An Introduction to Photonic Switching Fabrics

As our information-hungry society moves toward ubiquitous broadband services there will be the need for telecommunications switching systems able to switch and control large numbers of users sending and receiving this high-bit-rate information. Aggregate capacities of these future systems could exceed 1 Tb/s by the turn of the century. Some of the new services that will require these large capacities include the transport and switching of NTSC video, enhanced-quality television (EQTV), high-definition television (HDTV), switched video, high-data-rate file transfers and information retrieval, animated graphics, in addition to the need for an interconnect for diskless workstations and local area networks/metropolitan area networks (LAN/MAN). These new services are the future of telecommunications companies and thus the driving force to bring photonics into switching systems.

The purpose of this chapter is to introduce the photonic switching systems designers to some of the optically transparent or relational devices that can be used as building blocks in constructing larger photonic switching systems. By understanding the basic properties and attributes of these devices, the systems designer can determine the limitations that will constrain the systems he or she designs. Finally, it should be understood that the material in this chapter has been selected to teach the basic properties and attributes of several optically transparent devices from a systems perspective rather than from a device physics viewpoint.
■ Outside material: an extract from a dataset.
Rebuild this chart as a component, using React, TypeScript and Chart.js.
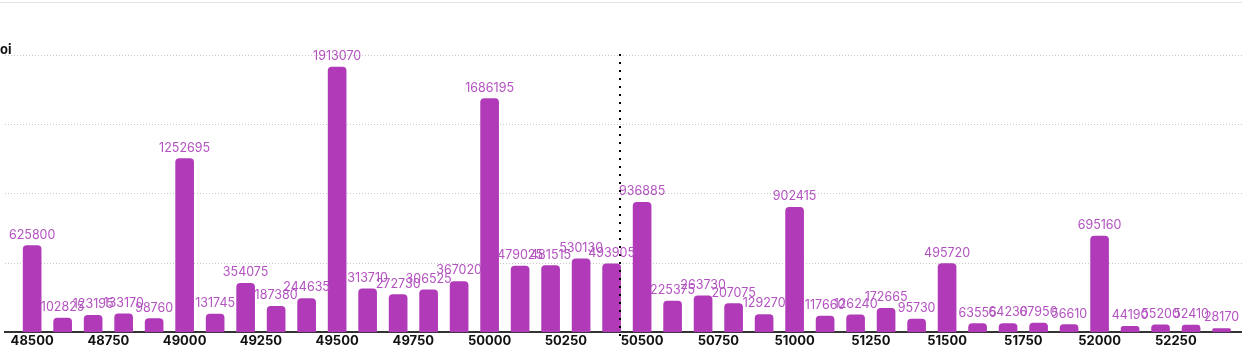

The design of these devices is beyond the scope of this book.

This chapter covers systems that use optically transparent devices for space-division switching, time-division switching, and spectral-division switching. Some systems that we will discuss, especially those classified as using spectral-division switching, may contain both optically transparent and optical logic components, but the optical logic components are usually at the edge of the network and the information is distributed principally through optically transparent devices. Since optical logic devices are not covered until Chapter 4, some devices are introduced in a rudimentary way when their characteristics are important to the system under consideration. More rigorous device descriptions can be found in Chapters 2 and 4.

Free-space digital optics relies on optical devices which may be required to play the same role as a transistor in digital electronics. In addition to being an optical port, i.e., a modulator or emitter and a detector, they may also be required to act as a thresholding device. Such devices are called optically bistable (OB). OB devices are optical elements which, over some range of light input powers, have two possible output states. The range of powers over which they are bistable corresponds to a region of hysteresis and is bounded by two discontinuities at which switching between the two states can occur. Such switching can be induced by holding close to one of these discontinuities and making an incremental change in the total light input. This power increment can derive from an independent (signal) input. It is possible to obtain a change in output larger than the signal input and hence achieve digital gain.

Free-space digital optics is a topic based on many disciplines: nonlinear optics, computer and switching network architectural design, semiconductor physics, mechanical design, and, of course, optical system design. Initial work in this area concentrated on the discovery and development of nonlinear optical effects with which to form optical switching devices or logic gates. Progress on the device front stimulated research on switching and computing architectures to capitalize on the potential advantages of free-space digital optics. However, without arrays of practical devices, realistic demonstrations of these architectures were not possible. With the development of batch-fabricated symmetric SEEDs, nonlinear interference filters, and liquid-crystal and magneto-optic spatial light modulators, more complex system experiments became possible.(1–5) The demonstration of these experiments required careful attention to the optical and opto-mechanical system design, in addition to significant device and architectural research.

Photonic switching architectures that are based on logic devices have been under study since the early 1980s. Logic-based systems can be subdivided into two broad categories: (1) guided wave systems based on logic devices and (2) free-space systems based on logic devices.